In recent months, things have been happening beneath the surface that have not been made public. Palestinians who are not employed by the Palestinian Authority are desperate to achieve a better reality, to live a normal life, receive permits to work in Israel and to find solutions to natural resources and environmental hazards. Many of the leaders of the villages around Efrat contact me on a weekly basis in their desire to cooperate in areas related to sanitation, the environment, education, transportation, employment, security, health and more. Despite minimal objections from my people, I am convinced the way to fulfill that dream of normalization goes through communicating, creating dialogue and cooperating with the Palestinians. That’s what we tried to do in the sukkah in my backyard. And we invited representatives of the army and police to participate in the conversation too. In a sukkah with flexible walls we tried to be flexible in our positions for the benefit of all sides. Gen. Nitzan Alon said, “The more dialogue there is among all the parties, the better the reality will be in all areas, including security.”
Even the family of the Palestinian girl who was accidentally killed in a road accident a few weeks ago by a car driven by a resident of Efrat came to visit in our sukkah. The terrorist organizations have already declared her a shahid, threatening that a second Duma was just around the corner. Thanks to the dialogue between the sides – my visit with the grieving family in its village, the installation of speed bumps at the site of the accident by the IDF and a reciprocal visit by the family in Efrat on Sukkot – things calmed down.
Due to pressure exerted by the extremists, direct talks between Palestinians and Israelis have become increasingly rare. Discussions attended by IDF generals, high-ranking police officers, Palestinian dignitaries from nearby villages held in Jewish communities in Judea and Samaria are even rarer. Visits by Palestinians to Jewish settlements are almost unheard of.
We must have many more direct talks. It is only through dialogue and understanding of the other that we will be able to calm the area and bring an end to the ongoing conflict between the sides.

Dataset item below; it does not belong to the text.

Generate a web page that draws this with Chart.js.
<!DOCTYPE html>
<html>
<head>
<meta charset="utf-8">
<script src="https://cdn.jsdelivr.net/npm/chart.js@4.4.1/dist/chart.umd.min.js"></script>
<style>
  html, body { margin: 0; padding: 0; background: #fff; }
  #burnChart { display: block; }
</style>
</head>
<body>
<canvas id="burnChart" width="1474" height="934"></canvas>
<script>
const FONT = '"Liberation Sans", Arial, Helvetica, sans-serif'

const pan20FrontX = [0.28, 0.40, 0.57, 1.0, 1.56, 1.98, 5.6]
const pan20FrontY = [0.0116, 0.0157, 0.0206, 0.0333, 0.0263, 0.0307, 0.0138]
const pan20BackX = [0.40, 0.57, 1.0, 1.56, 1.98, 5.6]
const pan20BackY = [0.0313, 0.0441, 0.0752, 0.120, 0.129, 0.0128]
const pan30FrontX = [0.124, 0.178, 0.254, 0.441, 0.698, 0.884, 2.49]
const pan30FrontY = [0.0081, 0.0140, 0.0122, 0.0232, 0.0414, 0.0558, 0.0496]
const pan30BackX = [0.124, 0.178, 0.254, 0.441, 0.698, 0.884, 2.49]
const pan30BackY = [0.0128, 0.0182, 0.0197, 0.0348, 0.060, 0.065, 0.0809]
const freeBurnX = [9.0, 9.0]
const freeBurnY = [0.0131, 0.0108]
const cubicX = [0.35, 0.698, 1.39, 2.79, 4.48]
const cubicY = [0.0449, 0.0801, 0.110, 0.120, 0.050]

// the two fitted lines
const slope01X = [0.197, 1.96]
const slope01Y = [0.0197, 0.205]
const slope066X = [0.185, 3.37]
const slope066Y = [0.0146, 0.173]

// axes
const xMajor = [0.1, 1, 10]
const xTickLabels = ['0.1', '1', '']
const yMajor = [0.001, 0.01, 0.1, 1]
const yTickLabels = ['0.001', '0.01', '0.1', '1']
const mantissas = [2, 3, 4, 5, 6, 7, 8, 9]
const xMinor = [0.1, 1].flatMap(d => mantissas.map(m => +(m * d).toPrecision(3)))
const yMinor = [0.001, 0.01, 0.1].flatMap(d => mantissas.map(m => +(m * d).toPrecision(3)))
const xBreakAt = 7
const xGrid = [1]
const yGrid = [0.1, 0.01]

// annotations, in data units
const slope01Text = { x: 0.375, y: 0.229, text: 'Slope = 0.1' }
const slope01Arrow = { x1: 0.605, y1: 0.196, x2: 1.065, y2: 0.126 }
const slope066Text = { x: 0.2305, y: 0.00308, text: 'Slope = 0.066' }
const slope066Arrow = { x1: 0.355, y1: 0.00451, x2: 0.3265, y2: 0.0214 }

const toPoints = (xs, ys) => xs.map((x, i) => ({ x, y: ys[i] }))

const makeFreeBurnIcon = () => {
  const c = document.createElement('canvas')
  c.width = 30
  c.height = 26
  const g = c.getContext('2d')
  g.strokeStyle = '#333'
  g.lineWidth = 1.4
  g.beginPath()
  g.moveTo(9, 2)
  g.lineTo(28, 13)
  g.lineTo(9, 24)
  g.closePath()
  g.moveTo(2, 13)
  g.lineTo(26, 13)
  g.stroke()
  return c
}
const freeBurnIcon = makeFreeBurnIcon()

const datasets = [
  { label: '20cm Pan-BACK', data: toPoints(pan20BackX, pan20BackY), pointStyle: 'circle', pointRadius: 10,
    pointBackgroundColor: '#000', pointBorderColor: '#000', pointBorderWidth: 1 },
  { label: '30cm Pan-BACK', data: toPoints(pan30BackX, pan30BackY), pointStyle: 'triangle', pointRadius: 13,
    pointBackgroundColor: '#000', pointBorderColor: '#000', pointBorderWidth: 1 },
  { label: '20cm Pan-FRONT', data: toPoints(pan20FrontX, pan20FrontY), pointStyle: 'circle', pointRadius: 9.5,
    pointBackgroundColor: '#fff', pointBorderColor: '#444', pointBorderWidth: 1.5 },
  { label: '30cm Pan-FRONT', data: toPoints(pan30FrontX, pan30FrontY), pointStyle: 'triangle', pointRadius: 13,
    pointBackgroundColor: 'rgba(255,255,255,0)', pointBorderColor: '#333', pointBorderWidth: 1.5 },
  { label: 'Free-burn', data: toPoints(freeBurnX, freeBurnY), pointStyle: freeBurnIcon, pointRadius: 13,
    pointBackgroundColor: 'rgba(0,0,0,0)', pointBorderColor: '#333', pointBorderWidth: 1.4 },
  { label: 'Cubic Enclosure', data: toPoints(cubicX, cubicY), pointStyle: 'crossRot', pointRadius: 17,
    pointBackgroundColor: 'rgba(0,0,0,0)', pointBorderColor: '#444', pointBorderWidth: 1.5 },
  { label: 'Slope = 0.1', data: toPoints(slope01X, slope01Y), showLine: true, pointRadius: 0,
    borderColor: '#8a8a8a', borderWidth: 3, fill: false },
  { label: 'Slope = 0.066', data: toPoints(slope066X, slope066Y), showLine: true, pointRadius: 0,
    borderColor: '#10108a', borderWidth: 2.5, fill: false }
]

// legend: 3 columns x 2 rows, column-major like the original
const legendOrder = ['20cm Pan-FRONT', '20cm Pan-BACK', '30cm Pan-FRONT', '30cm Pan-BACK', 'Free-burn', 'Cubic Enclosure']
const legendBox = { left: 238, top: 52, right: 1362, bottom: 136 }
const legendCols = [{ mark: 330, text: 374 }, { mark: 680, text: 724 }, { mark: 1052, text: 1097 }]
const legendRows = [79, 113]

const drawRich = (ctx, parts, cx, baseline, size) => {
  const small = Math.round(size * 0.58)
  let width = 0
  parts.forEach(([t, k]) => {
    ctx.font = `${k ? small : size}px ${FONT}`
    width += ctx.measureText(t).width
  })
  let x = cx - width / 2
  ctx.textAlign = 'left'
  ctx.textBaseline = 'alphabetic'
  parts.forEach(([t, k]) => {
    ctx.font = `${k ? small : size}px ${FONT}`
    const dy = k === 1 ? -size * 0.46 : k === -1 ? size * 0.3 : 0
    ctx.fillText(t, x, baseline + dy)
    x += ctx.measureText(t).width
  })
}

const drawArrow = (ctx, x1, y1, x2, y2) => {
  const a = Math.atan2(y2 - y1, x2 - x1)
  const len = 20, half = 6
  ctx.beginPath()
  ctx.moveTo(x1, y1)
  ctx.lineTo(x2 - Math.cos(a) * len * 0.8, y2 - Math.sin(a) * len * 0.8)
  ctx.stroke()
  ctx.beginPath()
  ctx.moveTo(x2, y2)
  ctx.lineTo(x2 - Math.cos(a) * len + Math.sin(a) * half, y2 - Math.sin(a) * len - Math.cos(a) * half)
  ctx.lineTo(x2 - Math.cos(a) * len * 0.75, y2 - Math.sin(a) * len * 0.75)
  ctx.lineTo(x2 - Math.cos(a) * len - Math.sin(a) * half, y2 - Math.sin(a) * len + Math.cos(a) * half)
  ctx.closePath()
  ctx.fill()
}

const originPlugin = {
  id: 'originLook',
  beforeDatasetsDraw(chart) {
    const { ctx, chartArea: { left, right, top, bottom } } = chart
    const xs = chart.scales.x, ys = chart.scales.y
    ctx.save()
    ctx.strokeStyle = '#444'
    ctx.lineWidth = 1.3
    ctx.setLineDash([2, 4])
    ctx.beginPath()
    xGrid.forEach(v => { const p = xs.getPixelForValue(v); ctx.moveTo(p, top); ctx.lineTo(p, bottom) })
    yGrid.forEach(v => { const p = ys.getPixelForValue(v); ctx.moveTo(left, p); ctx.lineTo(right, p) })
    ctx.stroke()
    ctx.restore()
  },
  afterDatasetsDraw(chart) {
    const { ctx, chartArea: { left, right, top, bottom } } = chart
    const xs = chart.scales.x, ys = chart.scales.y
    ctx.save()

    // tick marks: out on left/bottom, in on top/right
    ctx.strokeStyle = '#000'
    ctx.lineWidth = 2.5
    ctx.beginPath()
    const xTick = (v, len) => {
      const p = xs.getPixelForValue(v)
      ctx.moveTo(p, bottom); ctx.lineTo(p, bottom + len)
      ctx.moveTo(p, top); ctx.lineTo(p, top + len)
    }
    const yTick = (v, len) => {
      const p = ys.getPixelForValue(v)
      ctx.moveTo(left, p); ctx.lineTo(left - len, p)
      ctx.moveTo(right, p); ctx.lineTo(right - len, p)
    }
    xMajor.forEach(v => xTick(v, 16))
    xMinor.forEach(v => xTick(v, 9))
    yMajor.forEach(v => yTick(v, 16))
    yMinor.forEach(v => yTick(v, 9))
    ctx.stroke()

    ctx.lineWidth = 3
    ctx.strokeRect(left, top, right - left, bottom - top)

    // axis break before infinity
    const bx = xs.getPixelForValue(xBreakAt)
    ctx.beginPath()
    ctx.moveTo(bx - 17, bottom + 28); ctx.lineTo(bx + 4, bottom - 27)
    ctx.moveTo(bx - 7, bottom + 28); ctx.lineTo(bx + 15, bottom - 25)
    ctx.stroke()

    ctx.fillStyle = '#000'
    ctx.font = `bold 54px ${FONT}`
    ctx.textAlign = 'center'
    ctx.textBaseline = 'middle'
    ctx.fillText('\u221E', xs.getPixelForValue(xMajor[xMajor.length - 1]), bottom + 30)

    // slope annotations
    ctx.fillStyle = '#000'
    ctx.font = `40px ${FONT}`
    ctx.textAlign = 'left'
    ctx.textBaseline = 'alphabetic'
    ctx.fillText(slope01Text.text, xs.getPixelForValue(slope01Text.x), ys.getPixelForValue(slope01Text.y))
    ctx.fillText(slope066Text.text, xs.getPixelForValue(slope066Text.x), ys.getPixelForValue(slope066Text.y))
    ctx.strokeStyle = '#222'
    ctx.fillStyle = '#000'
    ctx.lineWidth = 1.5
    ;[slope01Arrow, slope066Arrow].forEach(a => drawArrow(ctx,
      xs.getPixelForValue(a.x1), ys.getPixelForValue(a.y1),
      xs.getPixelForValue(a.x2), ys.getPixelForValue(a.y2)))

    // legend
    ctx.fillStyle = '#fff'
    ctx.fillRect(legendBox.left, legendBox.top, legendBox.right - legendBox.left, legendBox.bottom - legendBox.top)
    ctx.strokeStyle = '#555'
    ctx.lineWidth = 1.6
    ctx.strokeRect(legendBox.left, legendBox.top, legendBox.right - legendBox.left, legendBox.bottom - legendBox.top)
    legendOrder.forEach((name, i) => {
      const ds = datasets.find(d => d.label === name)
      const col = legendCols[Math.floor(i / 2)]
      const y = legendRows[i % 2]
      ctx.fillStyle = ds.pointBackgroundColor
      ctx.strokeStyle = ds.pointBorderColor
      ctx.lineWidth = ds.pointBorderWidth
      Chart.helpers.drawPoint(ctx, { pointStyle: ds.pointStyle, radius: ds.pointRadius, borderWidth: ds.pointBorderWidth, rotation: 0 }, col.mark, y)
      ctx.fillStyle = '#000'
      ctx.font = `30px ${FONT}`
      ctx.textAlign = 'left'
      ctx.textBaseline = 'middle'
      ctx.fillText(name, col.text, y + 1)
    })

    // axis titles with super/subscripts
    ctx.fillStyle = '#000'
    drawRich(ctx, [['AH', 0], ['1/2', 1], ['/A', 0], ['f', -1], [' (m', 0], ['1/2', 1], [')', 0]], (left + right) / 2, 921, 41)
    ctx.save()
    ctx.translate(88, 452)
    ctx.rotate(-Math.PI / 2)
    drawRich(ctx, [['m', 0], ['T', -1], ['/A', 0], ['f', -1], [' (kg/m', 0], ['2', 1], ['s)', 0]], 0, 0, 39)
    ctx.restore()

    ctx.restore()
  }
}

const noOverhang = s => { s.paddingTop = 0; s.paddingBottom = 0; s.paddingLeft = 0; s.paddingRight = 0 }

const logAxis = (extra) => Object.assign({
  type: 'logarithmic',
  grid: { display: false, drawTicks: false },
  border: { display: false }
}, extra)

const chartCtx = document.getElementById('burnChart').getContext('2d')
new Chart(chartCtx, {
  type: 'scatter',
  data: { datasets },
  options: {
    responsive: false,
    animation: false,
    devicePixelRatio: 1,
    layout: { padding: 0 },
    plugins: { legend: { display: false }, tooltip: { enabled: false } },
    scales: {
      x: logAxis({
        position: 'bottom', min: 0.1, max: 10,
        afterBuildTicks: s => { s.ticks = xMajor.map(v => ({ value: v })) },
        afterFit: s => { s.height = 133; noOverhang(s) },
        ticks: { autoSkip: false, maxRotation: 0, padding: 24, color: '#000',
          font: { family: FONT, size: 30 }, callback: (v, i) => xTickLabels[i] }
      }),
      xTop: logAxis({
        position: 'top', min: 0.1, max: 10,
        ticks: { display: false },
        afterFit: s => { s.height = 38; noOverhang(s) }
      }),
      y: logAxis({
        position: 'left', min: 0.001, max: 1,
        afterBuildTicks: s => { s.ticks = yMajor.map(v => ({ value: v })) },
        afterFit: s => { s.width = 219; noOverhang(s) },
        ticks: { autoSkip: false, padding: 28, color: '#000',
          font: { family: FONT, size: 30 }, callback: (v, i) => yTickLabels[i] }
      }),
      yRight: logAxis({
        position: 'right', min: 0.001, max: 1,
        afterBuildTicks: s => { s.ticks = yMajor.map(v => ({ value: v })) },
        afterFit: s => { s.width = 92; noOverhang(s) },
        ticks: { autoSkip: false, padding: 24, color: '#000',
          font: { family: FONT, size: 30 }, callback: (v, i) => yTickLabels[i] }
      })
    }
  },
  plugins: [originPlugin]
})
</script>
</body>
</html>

We are here and so are they (and so are the army and the police). The solutions must be reached by means of a dialogue between the neighbors in the area. We need to find ways to create an infrastructure that will lead to cooperation between the two populations without creating a situation in which anyone who has coffee with their Jewish neighbors could become the next “victim of peace.”
Direct dialogue makes good neighbors, without victims on either side.